There are constant obstacles, shift of goals and a deeper look inside characters.
It all starts when Kirk's goal is to save a planet and race of primitive people. He steals something, is chased, stuns his ride and has to cliff dive to safety. Meanwhile, Spook is having his own issues with being inside a live volcano.
The rest of the story goes downhill from there, obstacle-wise. Or maybe uphill because the obstacles are winning?
Kirk gets demoted; Captain Pike dies; Scotty resigns; people in torpedos; helmet cracks; etcetcetc
After watching a movie like Star Trek, I always want to go back to my edits and rachet up the tension and throw in more obstacles.

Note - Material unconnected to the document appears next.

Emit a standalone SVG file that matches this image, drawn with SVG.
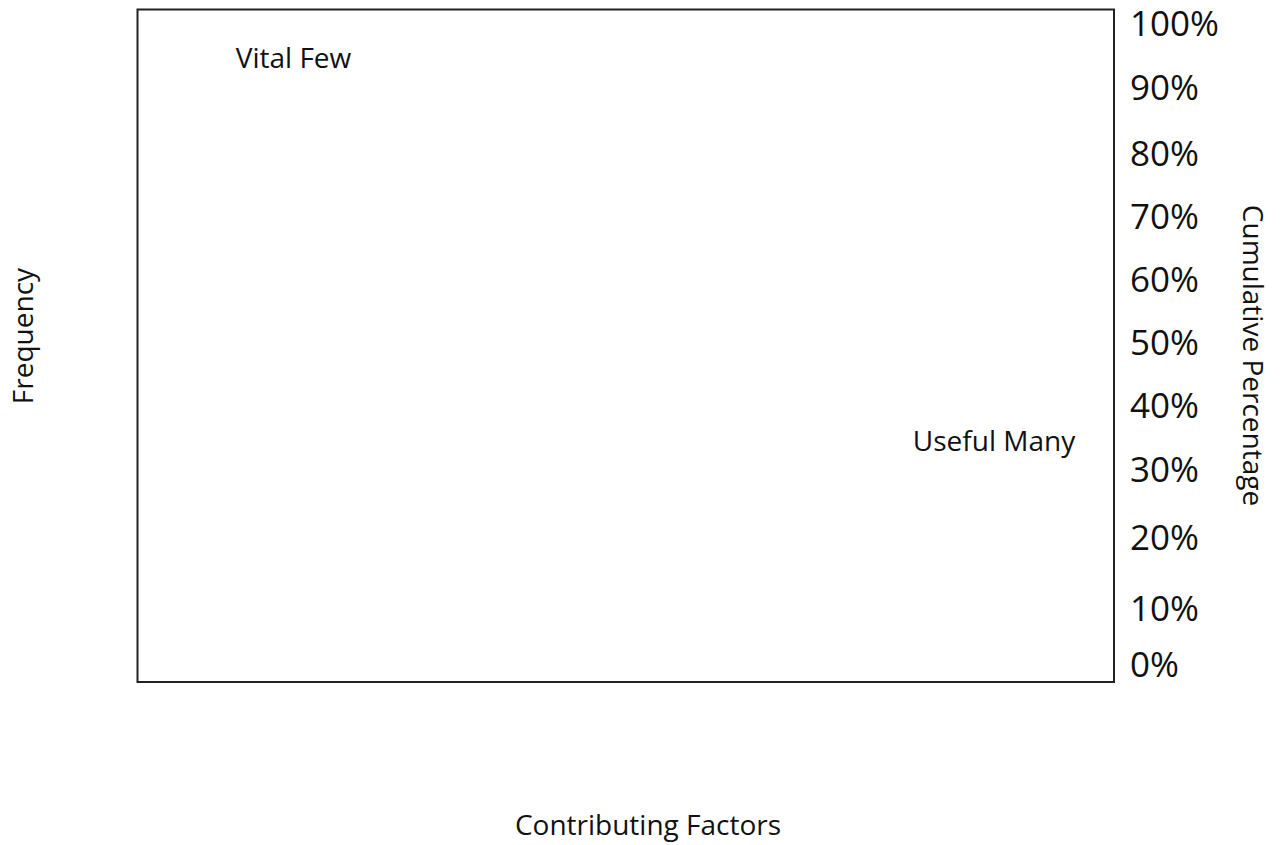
<svg xmlns="http://www.w3.org/2000/svg" width="1280" height="845" viewBox="0 0 1280 845">
<style>
.lbl{font-family:"Open Sans","Liberation Sans",sans-serif;font-size:28px;fill:#111}
.pct{font-family:"Open Sans","Liberation Sans",sans-serif;font-size:35px;fill:#111}
.frame{fill:none;stroke:#222;stroke-width:2}
</style>
<rect width="1280" height="845" fill="#fff"/>
<g id="chart-frame"><rect class="frame" x="137.5" y="9.5" width="976.5" height="672.5"/></g>
<g id="labels">
<text class="lbl" x="293.5" y="68" text-anchor="middle">Vital Few</text>
<text class="lbl" x="994" y="451" text-anchor="middle">Useful Many</text>
<text class="lbl" x="648" y="835" text-anchor="middle">Contributing Factors</text>
<text class="lbl" text-anchor="middle" transform="translate(33,336) rotate(-90)">Frequency</text>
<text class="lbl" text-anchor="middle" transform="translate(1243,355.5) rotate(90)">Cumulative Percentage</text>
</g>
<g id="axis-right">
<text class="pct" x="1130" y="36">100%</text>
<text class="pct" x="1130" y="100">90%</text>
<text class="pct" x="1130" y="166">80%</text>
<text class="pct" x="1130" y="229">70%</text>
<text class="pct" x="1130" y="292">60%</text>
<text class="pct" x="1130" y="355">50%</text>
<text class="pct" x="1130" y="418">40%</text>
<text class="pct" x="1130" y="482">30%</text>
<text class="pct" x="1130" y="550">20%</text>
<text class="pct" x="1130" y="621">10%</text>
<text class="pct" x="1130" y="677">0%</text>
</g>
</svg>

There are so many ways to add conflict and obstacles to a story. What is the one thing your character is afraid of? Threw it at them. Does the character see a clear path to the goal? Send boulders tumbling down. Is their ife perfect and/or are they climbing the corporate ladder successfully? How about a car accident or surprise pregnancy.
These ideas can take the story into so many different directions. The characters reactions and actions will show us their inner and outer struggles and draw us into the story. The characters have to win too for a couple of reasons:
2. The reader needs to be brought back from the edge of intensity and given a breather (like in Catching Fire! I almost had to leave the theater because the intensity was so high it stressed me out.).
Usually these scenes are the "talking" scenes as my youngest calls the "boring" parts. But they give us a break so we don't get overwhelmed and shut the book. Writers want the readers to keep turning pages and reading, right?
So: add obstacles and conflict to heighten tension, keep the story moving and help readers to understand characters.
Let the characters win.
Is there a book or movie that keeps you on edge? Why?
Have a great week and just. keep. writing.
Favorite quote from movie: "I have no idea what I'm supposed to do. I only know what I can do."